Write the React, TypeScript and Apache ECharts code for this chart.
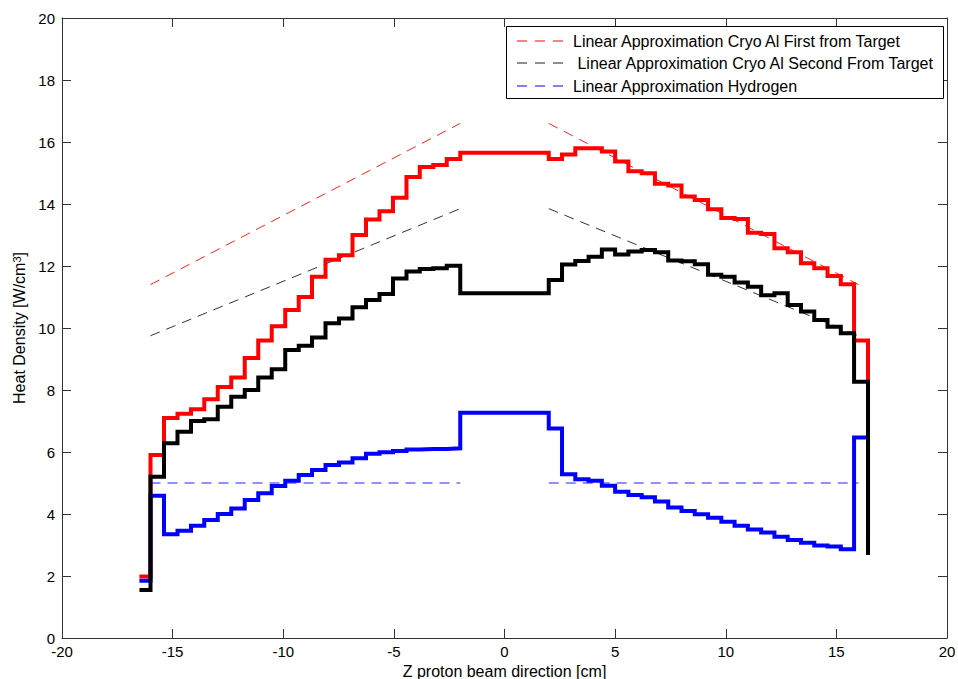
import React, { useEffect, useRef } from "react";
import * as echarts from "echarts";

// Bin edges along Z (cm)
const binEdges = [
  -16.5, -16.0, -15.39, -14.78, -14.17, -13.57, -12.96, -12.35, -11.74, -11.13,
  -10.52, -9.91, -9.3, -8.7, -8.09, -7.48, -6.87, -6.26, -5.65, -5.04, -4.43,
  -3.83, -3.22, -2.61, -2.0, 2.0, 2.6, 3.2, 3.8, 4.4, 5.0, 5.6, 6.2, 6.8, 7.4,
  8.0, 8.6, 9.2, 9.8, 10.4, 11.0, 11.6, 12.2, 12.8, 13.4, 14.0, 14.6, 15.2, 15.8,
  16.43,
];

// Heat density per bin (W/cm^3)
const redValues = [
  1.98, 5.9, 7.1, 7.23, 7.38, 7.7, 8.1, 8.4, 9.03, 9.6, 10.06, 10.58, 11.0, 11.65,
  12.2, 12.35, 13.0, 13.5, 13.77, 14.2, 14.87, 15.19, 15.26, 15.45,
  15.65,
  15.45, 15.6, 15.8, 15.8, 15.69, 15.37, 15.06, 14.99, 14.65, 14.6, 14.24, 14.13,
  13.83, 13.55, 13.52, 13.07, 13.03, 12.57, 12.44, 12.09, 11.93, 11.68, 11.41, 9.6,
];
const blackValues = [
  1.55, 5.2, 6.28, 6.65, 7.0, 7.06, 7.46, 7.78, 8.0, 8.4, 8.67, 9.29, 9.43, 9.69,
  10.15, 10.31, 10.67, 10.9, 11.1, 11.6, 11.82, 11.9, 11.93, 12.01,
  11.12,
  11.55, 12.05, 12.16, 12.3, 12.53, 12.37, 12.47, 12.52, 12.44, 12.18, 12.15, 12.06,
  11.72, 11.65, 11.47, 11.33, 11.06, 11.12, 10.74, 10.53, 10.26, 10.04, 9.83, 8.27,
];
const blueValues = [
  1.85, 4.59, 3.35, 3.46, 3.62, 3.81, 4.0, 4.18, 4.45, 4.67, 4.9, 5.07, 5.26, 5.42,
  5.58, 5.66, 5.8, 5.94, 5.99, 6.03, 6.08, 6.1, 6.1, 6.12,
  7.27,
  6.76, 5.28, 5.12, 5.07, 4.91, 4.72, 4.61, 4.54, 4.4, 4.21, 4.1, 3.99, 3.88, 3.75,
  3.62, 3.5, 3.4, 3.27, 3.16, 3.07, 2.98, 2.95, 2.86, 6.47,
];
// value reached at the final edge
const endValues = { red: 2.68, black: 2.68, blue: 2.68 };

// Linear approximations: [z, value] end points
const redApproxLeft = [[-16, 11.4], [-2, 16.6]];
const redApproxRight = [[2, 16.6], [16, 11.4]];
const blackApproxLeft = [[-16, 9.75], [-2, 13.85]];
const blackApproxRight = [[2, 13.85], [16, 9.75]];
const blueApproxLeft = [[-16, 5], [-2, 5]];
const blueApproxRight = [[2, 5], [16, 5]];

const legendNames = [
  "Linear Approximation Cryo Al First from Target",
  " Linear Approximation Cryo Al Second From Target",
  "Linear Approximation Hydrogen",
];

const xTicks = [-20, -15, -10, -5, 0, 5, 10, 15, 20];
const yTicks = [0, 2, 4, 6, 8, 10, 12, 14, 16, 18, 20];

function stairs(edges: number[], vals: number[], endVal: number) {
  const pts: number[][] = [];
  for (let i = 0; i < vals.length; i++) {
    pts.push([edges[i], vals[i]]);
    pts.push([edges[i + 1], vals[i]]);
  }
  pts.push([edges[edges.length - 1], endVal]);
  return pts;
}

const FONT = '"Liberation Sans", Arial, Helvetica, sans-serif';

export default function App() {
  const ref = useRef<HTMLDivElement>(null);
  useEffect(() => {
    if (!ref.current) return;
    const chart = echarts.init(ref.current, null, { renderer: "svg" });
    const axisColor = "#333";
    const dashed = (name: string, data: number[][], color: string) => ({
      name,
      type: "line",
      data,
      showSymbol: false,
      symbol: "none",
      lineStyle: { color, width: 1, type: [10, 7] },
      z: 3,
    });
    const solid = (name: string, data: number[][], color: string, z: number) => ({
      name,
      type: "line",
      data,
      showSymbol: false,
      symbol: "none",
      lineStyle: { color, width: 4, join: "miter", cap: "butt" },
      z,
    });
    const legendY = [41, 63, 86];
    const legendColors = ["#ff0000", "#222222", "#0000ff"];
    const legendTextX = [573, 573, 573];
    const option: any = {
      animation: false,
      backgroundColor: "#ffffff",
      grid: {
        left: 62,
        right: 11,
        top: 18,
        bottom: 41,
        containLabel: false,
        outerBoundsMode: "none",
      },
      xAxis: [
        {
          type: "value",
          min: xTicks[0],
          max: xTicks[xTicks.length - 1],
          interval: 5,
          name: "Z proton beam direction [cm]",
          nameLocation: "middle",
          nameGap: 23,
          nameTextStyle: { fontFamily: FONT, fontSize: 16, color: "#000" },
          axisLine: { show: true, onZero: false, lineStyle: { color: axisColor, width: 1 } },
          axisTick: { show: true, inside: true, length: 9, lineStyle: { color: axisColor } },
          axisLabel: { fontFamily: FONT, fontSize: 15, color: "#000", margin: 6 },
          splitLine: { show: false },
        },
        {
          type: "value",
          position: "top",
          min: xTicks[0],
          max: xTicks[xTicks.length - 1],
          interval: 5,
          axisLine: { show: true, onZero: false, lineStyle: { color: axisColor, width: 1 } },
          axisTick: { show: true, inside: true, length: 9, lineStyle: { color: axisColor } },
          axisLabel: { show: false },
          splitLine: { show: false },
        },
      ],
      yAxis: [
        {
          type: "value",
          min: yTicks[0],
          max: yTicks[yTicks.length - 1],
          interval: 2,
          name: "Heat Density [W/cm{sup|3}]",
          nameLocation: "middle",
          nameGap: 32,
          nameRotate: 90,
          nameTextStyle: {
            fontFamily: FONT,
            fontSize: 16,
            color: "#000",
            rich: {
              sup: { fontFamily: FONT, fontSize: 11, color: "#000", verticalAlign: "top", lineHeight: 12 },
            },
          },
          axisLine: { show: true, onZero: false, lineStyle: { color: axisColor, width: 1 } },
          axisTick: { show: true, inside: true, length: 9, lineStyle: { color: axisColor } },
          axisLabel: { fontFamily: FONT, fontSize: 15, color: "#000", margin: 7 },
          splitLine: { show: false },
        },
        {
          type: "value",
          position: "right",
          min: yTicks[0],
          max: yTicks[yTicks.length - 1],
          interval: 2,
          axisLine: { show: true, onZero: false, lineStyle: { color: axisColor, width: 1 } },
          axisTick: { show: true, inside: true, length: 9, lineStyle: { color: axisColor } },
          axisLabel: { show: false },
          splitLine: { show: false },
        },
      ],
      series: [
        solid("Cryo Al First from Target", stairs(binEdges, redValues, endValues.red), "#ff0000", 4),
        solid("Hydrogen", stairs(binEdges, blueValues, endValues.blue), "#0000ff", 5),
        solid("Cryo Al Second From Target", stairs(binEdges, blackValues, endValues.black), "#000000", 6),
        dashed(legendNames[0], redApproxLeft, "#ff2020"),
        dashed(legendNames[0] + " R", redApproxRight, "#ff2020"),
        dashed(legendNames[1], blackApproxLeft, "#333333"),
        dashed(legendNames[1] + " R", blackApproxRight, "#333333"),
        dashed(legendNames[2], blueApproxLeft, "#2020ff"),
        dashed(legendNames[2] + " R", blueApproxRight, "#2020ff"),
      ],
      graphic: [
        {
          type: "rect",
          shape: { x: 506.5, y: 26.5, width: 437, height: 72 },
          style: { fill: "#fff", stroke: "#000", lineWidth: 1 },
          z: 100,
        },
        ...legendNames.map((t, i) => ({
          type: "line",
          shape: { x1: 517, y1: legendY[i], x2: 567, y2: legendY[i] },
          style: { stroke: legendColors[i], lineWidth: 1, lineDash: [10, 8] },
          z: 101,
        })),
        ...legendNames.map((t, i) => ({
          type: "text",
          x: legendTextX[i],
          y: legendY[i],
          style: {
            text: t,
            fill: "#000",
            font: `16px ${FONT}`,
            verticalAlign: "middle",
            align: "left",
          },
          z: 101,
        })),
      ],
    };
    chart.setOption(option);
    return () => chart.dispose();
  }, []);
  return (
    <div
      ref={ref}
      style={{ position: "fixed", left: 0, top: 0, width: 958, height: 679, background: "#fff" }}
    />
  );
}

Task requirements
Print the data above verbatim from the first line through the line holding "import * as", leaving every picture out.

Finished task
Write the React, TypeScript and Apache ECharts code for this chart.
import React, { useEffect, useRef } from "react";
import * as echarts from "echarts";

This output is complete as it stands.